= Required work =
Repeat the lines below exactly as they appear, but leave out the images.

# Start of Recorded data

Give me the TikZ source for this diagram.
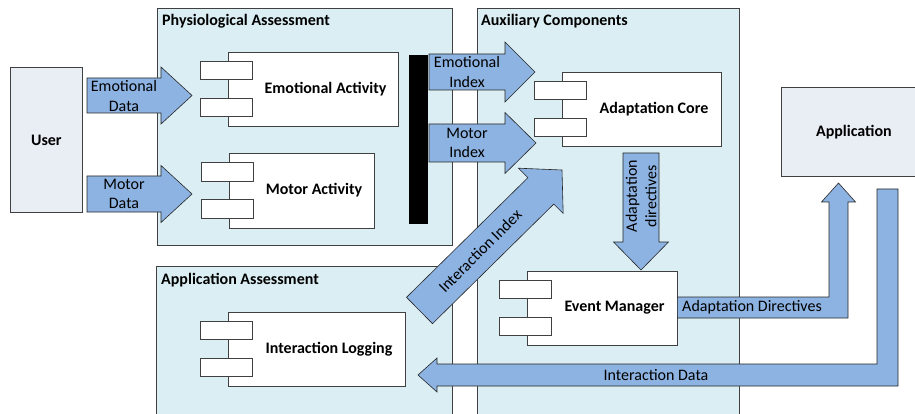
\documentclass[tikz,border=0pt]{standalone}
\usepackage{fontspec}
\setmainfont{Carlito}
\usetikzlibrary{calc}

\definecolor{boxblue}{HTML}{DAEEF3}
\definecolor{arrowblue}{HTML}{8DB3E2}
\definecolor{actorgrey}{HTML}{E9EDF4}
\definecolor{edgegrey}{HTML}{404040}

% block arrow: tail, tip, half shaft, half head, head length
\newcommand{\blockarrow}[5]{%
  \coordinate (ba-base) at ($(#2)!#5!(#1)$);
  \draw[flow] ($(#1)!#3!90:(#2)$) -- ($(ba-base)!#3!90:(#2)$)
    -- ($(ba-base)!#4!90:(#2)$) -- (#2) -- ($(ba-base)!#4!-90:(#2)$)
    -- ($(ba-base)!#3!-90:(#2)$) -- ($(#1)!#3!-90:(#2)$) -- cycle;}

% component: name, centre, width, height, text
\newcommand{\component}[5]{%
  \node[comp, minimum width=#3, minimum height=#4] (#1) at #2 {};
  \node[tab] (#1-tab1) at ([xshift=-1pt,yshift=18.5pt]#1.west) {};
  \node[tab] (#1-tab2) at ([xshift=-1pt,yshift=-18.5pt]#1.west) {};
  \node[complabel] (#1-label) at ($([xshift=25pt]#1.west)!0.5!(#1.east)$) {#5};}

\begin{document}
\begin{tikzpicture}[x=1pt,y=-1pt,
    container/.style={draw=edgegrey,fill=boxblue,line width=0.8pt,
      anchor=north west,inner sep=0pt},
    title/.style={font=\bfseries\fontsize{16}{19}\selectfont,anchor=west,inner sep=0pt},
    comp/.style={draw=edgegrey,fill=white,line width=0.8pt,inner sep=0pt},
    tab/.style={comp,minimum width=52pt,minimum height=18.5pt},
    complabel/.style={font=\bfseries\fontsize{16}{19}\selectfont,inner sep=0pt},
    actor/.style={draw=edgegrey,fill=actorgrey,line width=0.8pt,anchor=north west,
      font=\bfseries\fontsize{16}{19}\selectfont,inner sep=0pt},
    flow/.style={draw=black!85,fill=arrowblue,line width=0.6pt,line join=miter},
    flowtext/.style={font=\fontsize{16}{19.5}\selectfont,align=center,inner sep=0pt}]

  \useasboundingbox (0,0) rectangle (915,414);
  \clip (0,0) rectangle (915,414);

  % containers
  \node[container,minimum width=295pt,minimum height=237pt] (phys) at (157,8) {};
  \node[container,minimum width=262pt,minimum height=420pt] (aux) at (477,8) {};
  \node[container,minimum width=296pt,minimum height=160pt] (appass) at (156,266) {};
  \node[title] at (162,21) {Physiological Assessment};
  \node[title] at (481,21) {Auxiliary Components};
  \node[title] at (161,280) {Application Assessment};

  % outside actors
  \node[actor,minimum width=72pt,minimum height=145pt] (user) at (10,67) {};
  \node[complabel] at (user.center) {User};
  \node[actor,minimum width=145pt,minimum height=89pt] (app) at (781,87) {};
  \node[complabel] at (app.center) {Application};

  % components
  \component{emoact}{(313,89)}{170pt}{74pt}{Emotional Activity}
  \component{motact}{(301.5,190.5)}{145pt}{75pt}{Motor Activity}
  \component{core}{(641.5,109)}{159pt}{74pt}{Adaptation Core}
  \component{evman}{(602,308)}{150pt}{74pt}{Event Manager}
  \component{intlog}{(316.5,349)}{177pt}{74pt}{Interaction Logging}

  \node[fill=black,minimum width=19pt,minimum height=169pt,inner sep=0pt] (bar) at (418.5,139.5) {};

  % straight block arrows
  \coordinate (emodata-s) at (87,95.5);   \coordinate (emodata-e) at (192,95.5);
  \coordinate (motdata-s) at (87,194);    \coordinate (motdata-e) at (192,194);
  \coordinate (emoidx-s) at (429,72);     \coordinate (emoidx-e) at (535,72);
  \coordinate (motidx-s) at (429,143);    \coordinate (motidx-e) at (536,143);
  \coordinate (intidx-s) at (419.5,310.5); \coordinate (intidx-e) at (562,170);
  \coordinate (adapt-s) at (641,153);     \coordinate (adapt-e) at (641,270);

  \blockarrow{emodata-s}{emodata-e}{17.5pt}{28.5pt}{31pt}
  \blockarrow{motdata-s}{motdata-e}{18pt}{28.5pt}{31pt}
  \blockarrow{emoidx-s}{emoidx-e}{18pt}{30pt}{30pt}
  \blockarrow{motidx-s}{motidx-e}{19pt}{30.5pt}{31pt}
  \blockarrow{intidx-s}{intidx-e}{18.5pt}{31.8pt}{29.7pt}
  \blockarrow{adapt-s}{adapt-e}{18pt}{27.5pt}{28pt}

  % bent block arrows
  \draw[flow] (evman.east |- 0,297) -- (829,297) -- (829,202) -- (821.5,202) -- (838.5,183)
    -- (855.5,202) -- (848,202) -- (848,318) -- (evman.east |- 0,318) -- cycle;
  \draw[flow] (877,189) -- (898,189) -- (898,386) -- (437,386) -- (437,392) -- (418,375)
    -- (437,358) -- (437,364) -- (877,364) -- cycle;

  % arrow labels
  \node[flowtext] at (124,96) {Emotional\\Data};
  \node[flowtext] at (124,194) {Motor\\Data};
  \node[flowtext] at (467,72) {Emotional\\Index};
  \node[flowtext] at (467,143) {Motor\\Index};
  \node[flowtext,rotate=45] at (480,251) {Interaction Index};
  \node[flowtext,rotate=90] at (641,196) {Adaptation\\directives};
  \node[flowtext] at (752,307.5) {Adaptation Directives};
  \node[flowtext] at (656,375) {Interaction Data};
\end{tikzpicture}
\end{document}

# End of Recorded data

= The answer =
Give me the TikZ source for this diagram.
\documentclass[tikz,border=0pt]{standalone}
\usepackage{fontspec}
\setmainfont{Carlito}
\usetikzlibrary{calc}

\definecolor{boxblue}{HTML}{DAEEF3}
\definecolor{arrowblue}{HTML}{8DB3E2}
\definecolor{actorgrey}{HTML}{E9EDF4}
\definecolor{edgegrey}{HTML}{404040}

% block arrow: tail, tip, half shaft, half head, head length
\newcommand{\blockarrow}[5]{%
  \coordinate (ba-base) at ($(#2)!#5!(#1)$);
  \draw[flow] ($(#1)!#3!90:(#2)$) -- ($(ba-base)!#3!90:(#2)$)
    -- ($(ba-base)!#4!90:(#2)$) -- (#2) -- ($(ba-base)!#4!-90:(#2)$)
    -- ($(ba-base)!#3!-90:(#2)$) -- ($(#1)!#3!-90:(#2)$) -- cycle;}

% component: name, centre, width, height, text
\newcommand{\component}[5]{%
  \node[comp, minimum width=#3, minimum height=#4] (#1) at #2 {};
  \node[tab] (#1-tab1) at ([xshift=-1pt,yshift=18.5pt]#1.west) {};
  \node[tab] (#1-tab2) at ([xshift=-1pt,yshift=-18.5pt]#1.west) {};
  \node[complabel] (#1-label) at ($([xshift=25pt]#1.west)!0.5!(#1.east)$) {#5};}

\begin{document}
\begin{tikzpicture}[x=1pt,y=-1pt,
    container/.style={draw=edgegrey,fill=boxblue,line width=0.8pt,
      anchor=north west,inner sep=0pt},
    title/.style={font=\bfseries\fontsize{16}{19}\selectfont,anchor=west,inner sep=0pt},
    comp/.style={draw=edgegrey,fill=white,line width=0.8pt,inner sep=0pt},
    tab/.style={comp,minimum width=52pt,minimum height=18.5pt},
    complabel/.style={font=\bfseries\fontsize{16}{19}\selectfont,inner sep=0pt},
    actor/.style={draw=edgegrey,fill=actorgrey,line width=0.8pt,anchor=north west,
      font=\bfseries\fontsize{16}{19}\selectfont,inner sep=0pt},
    flow/.style={draw=black!85,fill=arrowblue,line width=0.6pt,line join=miter},
    flowtext/.style={font=\fontsize{16}{19.5}\selectfont,align=center,inner sep=0pt}]

  \useasboundingbox (0,0) rectangle (915,414);
  \clip (0,0) rectangle (915,414);

  % containers
  \node[container,minimum width=295pt,minimum height=237pt] (phys) at (157,8) {};
  \node[container,minimum width=262pt,minimum height=420pt] (aux) at (477,8) {};
  \node[container,minimum width=296pt,minimum height=160pt] (appass) at (156,266) {};
  \node[title] at (162,21) {Physiological Assessment};
  \node[title] at (481,21) {Auxiliary Components};
  \node[title] at (161,280) {Application Assessment};

  % outside actors
  \node[actor,minimum width=72pt,minimum height=145pt] (user) at (10,67) {};
  \node[complabel] at (user.center) {User};
  \node[actor,minimum width=145pt,minimum height=89pt] (app) at (781,87) {};
  \node[complabel] at (app.center) {Application};

  % components
  \component{emoact}{(313,89)}{170pt}{74pt}{Emotional Activity}
  \component{motact}{(301.5,190.5)}{145pt}{75pt}{Motor Activity}
  \component{core}{(641.5,109)}{159pt}{74pt}{Adaptation Core}
  \component{evman}{(602,308)}{150pt}{74pt}{Event Manager}
  \component{intlog}{(316.5,349)}{177pt}{74pt}{Interaction Logging}

  \node[fill=black,minimum width=19pt,minimum height=169pt,inner sep=0pt] (bar) at (418.5,139.5) {};

  % straight block arrows
  \coordinate (emodata-s) at (87,95.5);   \coordinate (emodata-e) at (192,95.5);
  \coordinate (motdata-s) at (87,194);    \coordinate (motdata-e) at (192,194);
  \coordinate (emoidx-s) at (429,72);     \coordinate (emoidx-e) at (535,72);
  \coordinate (motidx-s) at (429,143);    \coordinate (motidx-e) at (536,143);
  \coordinate (intidx-s) at (419.5,310.5); \coordinate (intidx-e) at (562,170);
  \coordinate (adapt-s) at (641,153);     \coordinate (adapt-e) at (641,270);

  \blockarrow{emodata-s}{emodata-e}{17.5pt}{28.5pt}{31pt}
  \blockarrow{motdata-s}{motdata-e}{18pt}{28.5pt}{31pt}
  \blockarrow{emoidx-s}{emoidx-e}{18pt}{30pt}{30pt}
  \blockarrow{motidx-s}{motidx-e}{19pt}{30.5pt}{31pt}
  \blockarrow{intidx-s}{intidx-e}{18.5pt}{31.8pt}{29.7pt}
  \blockarrow{adapt-s}{adapt-e}{18pt}{27.5pt}{28pt}

  % bent block arrows
  \draw[flow] (evman.east |- 0,297) -- (829,297) -- (829,202) -- (821.5,202) -- (838.5,183)
    -- (855.5,202) -- (848,202) -- (848,318) -- (evman.east |- 0,318) -- cycle;
  \draw[flow] (877,189) -- (898,189) -- (898,386) -- (437,386) -- (437,392) -- (418,375)
    -- (437,358) -- (437,364) -- (877,364) -- cycle;

  % arrow labels
  \node[flowtext] at (124,96) {Emotional\\Data};
  \node[flowtext] at (124,194) {Motor\\Data};
  \node[flowtext] at (467,72) {Emotional\\Index};
  \node[flowtext] at (467,143) {Motor\\Index};
  \node[flowtext,rotate=45] at (480,251) {Interaction Index};
  \node[flowtext,rotate=90] at (641,196) {Adaptation\\directives};
  \node[flowtext] at (752,307.5) {Adaptation Directives};
  \node[flowtext] at (656,375) {Interaction Data};
\end{tikzpicture}
\end{document}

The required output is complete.